Книга Жизнь в балете. Семейные хроники Плисецких и Мессереров, страница 10. Автор книги Азарий Плисецкий

Разделитель для чтения книг в онлайн библиотеке

Онлайн книга «Жизнь в балете. Семейные хроники Плисецких и Мессереров»

Cтраница 10

В то время семья ни на минуту не оставляла маму одну. Поэтому, когда чекисты ввалились в квартиру, рядом с ней была Эля. Во время формального обыска одна из понятых повязала себе на голову мамин платок.

— Как вы смеете?! — истошно закричала Эля, сорвав его.

Перевернув дом вверх дном и не дав толком собраться, маму со мной на руках увезли в Бутырскую тюрьму.

Майе Мита сказала, что мама срочно вылетела к отцу на Шпицберген. С Московского телеграфа она регулярно отправляла телеграммы якобы с архипелага и якобы подписанные мамой. Сказать, когда именно Майя узнала о том, что родители арестованы, я не могу. В своих воспоминаниях она изложила версию этих страшных событий, частично основанную на рассказах Миты, частично додуманную ею самой:

«Сейчас я мучительно напрягаюсь, чтобы вспомнить, как получилось, что вечером в театре я внезапно оказалась совсем одна. Без мамы. С большим букетом крымских мимоз. Просто выпадение из памяти. Есть у меня в характере и поныне дурацкая способность погрузиться целиком в свои мысли, отрешиться от мира, ничего не замечать кругом. Я не люблю этой своей черты. Так было и в тот мартовский вечер.

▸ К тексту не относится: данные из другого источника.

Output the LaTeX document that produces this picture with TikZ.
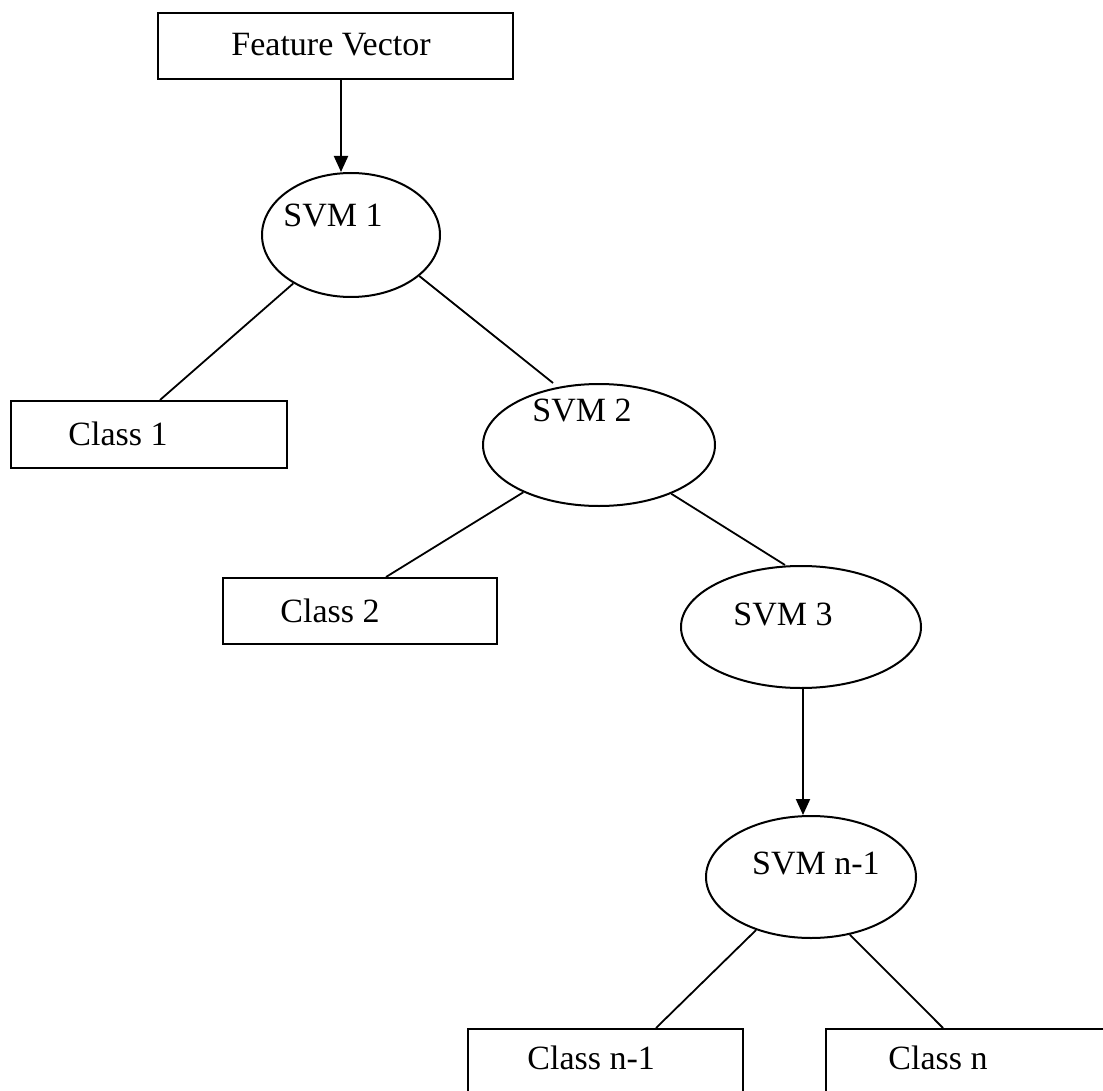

Спектакль заканчивается, поклоны, аплодисменты. А где мама? Ведь мы были вместе.

Я иду с цветами к Мите домой. С поздравлениями. Взяв цветы, Мита внимательно, пристально всматривается в меня серьезными темными глазами. И внезапно предлагает остаться ночевать. При этом она плетет какую-то чепуху, что маму срочно вызвали к отцу и она тут же, прямо из театра, не досмотрев спектакля, вечерним поездом куда-то умчалась. Я ей, естественно, верю. В двенадцать лет поверишь в любую несуразицу».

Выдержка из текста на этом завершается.